## TO BE DONE
Copy out all lines where "diagram" appears.

## DATA PROVIDED
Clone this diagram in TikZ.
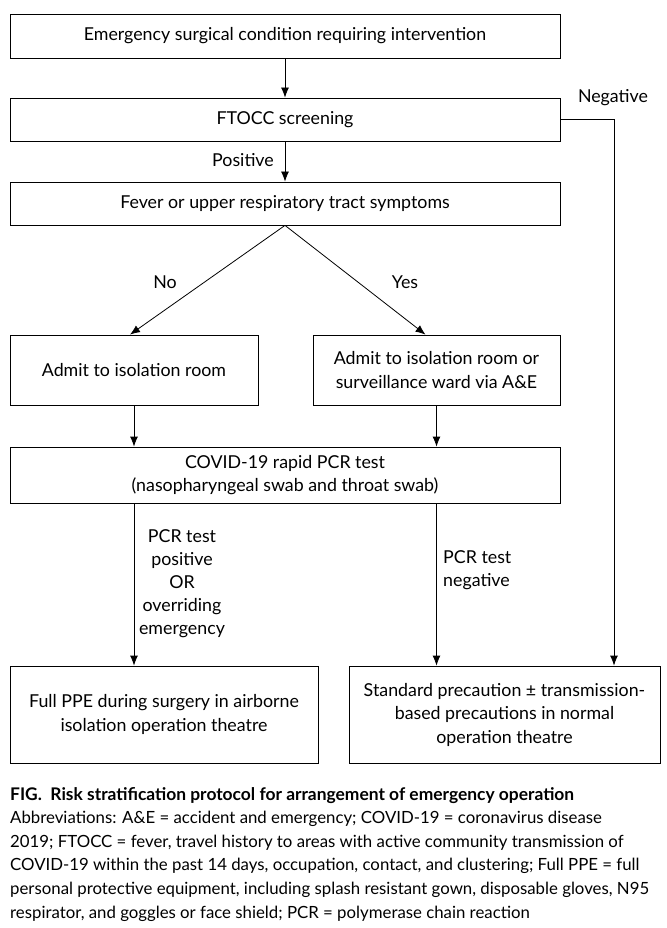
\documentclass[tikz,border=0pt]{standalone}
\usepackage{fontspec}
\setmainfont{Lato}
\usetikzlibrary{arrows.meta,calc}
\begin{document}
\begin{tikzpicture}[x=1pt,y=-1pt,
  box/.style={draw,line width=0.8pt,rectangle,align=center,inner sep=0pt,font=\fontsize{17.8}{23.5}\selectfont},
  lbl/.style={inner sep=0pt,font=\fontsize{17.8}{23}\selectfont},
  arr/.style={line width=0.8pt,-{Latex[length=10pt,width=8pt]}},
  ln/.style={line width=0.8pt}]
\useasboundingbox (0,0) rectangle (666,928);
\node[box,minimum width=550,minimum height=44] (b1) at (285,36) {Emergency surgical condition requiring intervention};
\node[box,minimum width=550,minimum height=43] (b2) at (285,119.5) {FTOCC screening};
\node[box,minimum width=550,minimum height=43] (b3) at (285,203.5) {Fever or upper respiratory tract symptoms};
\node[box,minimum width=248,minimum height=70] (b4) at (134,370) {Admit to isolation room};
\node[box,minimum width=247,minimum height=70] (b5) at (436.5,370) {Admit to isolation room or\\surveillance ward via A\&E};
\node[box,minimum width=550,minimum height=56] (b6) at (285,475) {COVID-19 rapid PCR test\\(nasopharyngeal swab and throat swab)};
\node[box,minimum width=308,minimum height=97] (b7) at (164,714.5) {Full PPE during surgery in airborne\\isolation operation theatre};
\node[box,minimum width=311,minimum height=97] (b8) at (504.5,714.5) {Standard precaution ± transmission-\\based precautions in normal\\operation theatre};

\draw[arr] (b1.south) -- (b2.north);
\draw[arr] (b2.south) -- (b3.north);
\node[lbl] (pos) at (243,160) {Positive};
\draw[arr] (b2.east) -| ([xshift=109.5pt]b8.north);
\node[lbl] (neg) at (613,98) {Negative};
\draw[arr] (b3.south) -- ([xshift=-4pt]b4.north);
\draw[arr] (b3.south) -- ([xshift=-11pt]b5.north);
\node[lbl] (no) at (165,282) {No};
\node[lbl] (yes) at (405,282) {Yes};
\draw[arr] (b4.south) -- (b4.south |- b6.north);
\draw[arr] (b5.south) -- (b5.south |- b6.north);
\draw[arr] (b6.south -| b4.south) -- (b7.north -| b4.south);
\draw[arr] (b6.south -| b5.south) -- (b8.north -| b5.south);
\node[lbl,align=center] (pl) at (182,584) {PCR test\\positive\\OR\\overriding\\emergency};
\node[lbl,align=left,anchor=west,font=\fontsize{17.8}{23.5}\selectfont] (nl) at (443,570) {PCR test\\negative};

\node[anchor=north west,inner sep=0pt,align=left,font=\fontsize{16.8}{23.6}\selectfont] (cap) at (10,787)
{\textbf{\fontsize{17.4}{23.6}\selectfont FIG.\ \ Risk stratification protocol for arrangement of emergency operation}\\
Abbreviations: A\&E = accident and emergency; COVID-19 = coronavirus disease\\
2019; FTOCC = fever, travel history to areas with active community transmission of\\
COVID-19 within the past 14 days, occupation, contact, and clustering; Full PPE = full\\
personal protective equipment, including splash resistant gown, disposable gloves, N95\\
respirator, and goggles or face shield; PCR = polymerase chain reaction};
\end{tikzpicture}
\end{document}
---
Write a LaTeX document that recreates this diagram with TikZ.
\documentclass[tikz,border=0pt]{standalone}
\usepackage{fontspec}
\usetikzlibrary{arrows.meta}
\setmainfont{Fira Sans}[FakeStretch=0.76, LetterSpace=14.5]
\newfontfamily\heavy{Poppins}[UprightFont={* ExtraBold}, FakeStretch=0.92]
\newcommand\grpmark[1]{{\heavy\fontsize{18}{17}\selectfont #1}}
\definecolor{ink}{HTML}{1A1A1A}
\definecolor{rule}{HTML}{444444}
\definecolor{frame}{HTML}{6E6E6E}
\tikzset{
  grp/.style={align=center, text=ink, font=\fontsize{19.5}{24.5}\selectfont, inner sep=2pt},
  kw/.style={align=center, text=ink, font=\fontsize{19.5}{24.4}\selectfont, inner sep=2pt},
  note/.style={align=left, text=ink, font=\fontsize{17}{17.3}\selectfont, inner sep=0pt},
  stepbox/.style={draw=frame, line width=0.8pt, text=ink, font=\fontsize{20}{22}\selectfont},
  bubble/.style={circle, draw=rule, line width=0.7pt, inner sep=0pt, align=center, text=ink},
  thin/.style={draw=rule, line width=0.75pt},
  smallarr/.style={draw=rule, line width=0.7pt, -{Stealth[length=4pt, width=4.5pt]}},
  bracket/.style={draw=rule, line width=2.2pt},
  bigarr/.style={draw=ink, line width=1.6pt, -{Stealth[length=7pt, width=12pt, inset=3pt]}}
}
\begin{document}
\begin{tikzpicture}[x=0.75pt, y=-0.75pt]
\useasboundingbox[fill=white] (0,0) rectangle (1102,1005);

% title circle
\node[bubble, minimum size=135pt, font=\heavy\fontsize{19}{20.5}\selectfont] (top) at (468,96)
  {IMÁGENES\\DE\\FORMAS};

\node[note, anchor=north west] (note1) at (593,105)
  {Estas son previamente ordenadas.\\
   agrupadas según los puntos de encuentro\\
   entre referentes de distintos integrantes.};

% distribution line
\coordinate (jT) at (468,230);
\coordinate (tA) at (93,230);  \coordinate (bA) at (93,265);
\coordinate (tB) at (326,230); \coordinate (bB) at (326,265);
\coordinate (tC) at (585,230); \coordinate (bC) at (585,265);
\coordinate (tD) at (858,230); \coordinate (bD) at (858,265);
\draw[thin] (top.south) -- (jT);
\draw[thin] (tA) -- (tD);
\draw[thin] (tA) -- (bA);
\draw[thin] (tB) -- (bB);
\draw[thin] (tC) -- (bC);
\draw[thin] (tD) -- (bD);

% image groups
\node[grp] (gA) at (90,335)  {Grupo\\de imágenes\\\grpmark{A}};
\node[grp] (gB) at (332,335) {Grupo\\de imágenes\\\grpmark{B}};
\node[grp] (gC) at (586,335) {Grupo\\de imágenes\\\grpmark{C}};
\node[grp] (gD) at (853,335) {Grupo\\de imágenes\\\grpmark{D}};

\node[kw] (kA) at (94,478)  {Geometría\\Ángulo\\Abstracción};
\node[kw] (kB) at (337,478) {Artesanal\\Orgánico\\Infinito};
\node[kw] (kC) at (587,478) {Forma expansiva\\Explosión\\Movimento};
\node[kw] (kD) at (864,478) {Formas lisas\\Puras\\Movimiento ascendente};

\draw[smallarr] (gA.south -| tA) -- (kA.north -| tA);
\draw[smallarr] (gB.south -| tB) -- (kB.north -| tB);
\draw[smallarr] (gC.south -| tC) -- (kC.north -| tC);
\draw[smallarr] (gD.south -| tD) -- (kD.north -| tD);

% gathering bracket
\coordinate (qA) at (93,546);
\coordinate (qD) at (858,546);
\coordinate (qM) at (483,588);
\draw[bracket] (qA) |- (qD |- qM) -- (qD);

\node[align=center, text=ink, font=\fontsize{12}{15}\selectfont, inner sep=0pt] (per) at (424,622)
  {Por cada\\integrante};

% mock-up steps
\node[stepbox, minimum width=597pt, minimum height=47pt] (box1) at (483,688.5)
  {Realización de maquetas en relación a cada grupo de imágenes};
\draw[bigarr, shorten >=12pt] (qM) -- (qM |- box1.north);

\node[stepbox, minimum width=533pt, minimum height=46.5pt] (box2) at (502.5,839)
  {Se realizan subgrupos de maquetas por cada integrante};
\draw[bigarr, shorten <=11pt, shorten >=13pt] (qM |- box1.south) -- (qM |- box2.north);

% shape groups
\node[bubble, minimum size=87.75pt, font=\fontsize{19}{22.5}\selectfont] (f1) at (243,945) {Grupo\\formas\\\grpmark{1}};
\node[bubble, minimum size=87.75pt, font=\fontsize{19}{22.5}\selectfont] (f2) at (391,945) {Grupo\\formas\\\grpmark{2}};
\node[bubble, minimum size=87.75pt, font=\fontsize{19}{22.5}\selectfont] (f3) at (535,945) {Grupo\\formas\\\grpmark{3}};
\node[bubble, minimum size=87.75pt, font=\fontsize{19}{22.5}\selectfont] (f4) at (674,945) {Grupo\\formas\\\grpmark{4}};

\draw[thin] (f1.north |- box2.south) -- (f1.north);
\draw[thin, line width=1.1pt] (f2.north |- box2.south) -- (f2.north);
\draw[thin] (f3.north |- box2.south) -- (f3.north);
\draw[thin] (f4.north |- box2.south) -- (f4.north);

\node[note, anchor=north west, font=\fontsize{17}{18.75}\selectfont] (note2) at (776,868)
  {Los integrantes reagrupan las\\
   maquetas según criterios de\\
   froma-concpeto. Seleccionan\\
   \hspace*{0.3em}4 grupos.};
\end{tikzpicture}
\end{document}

## FINISHED TASK
Clone this diagram in TikZ.
Write a LaTeX document that recreates this diagram with TikZ.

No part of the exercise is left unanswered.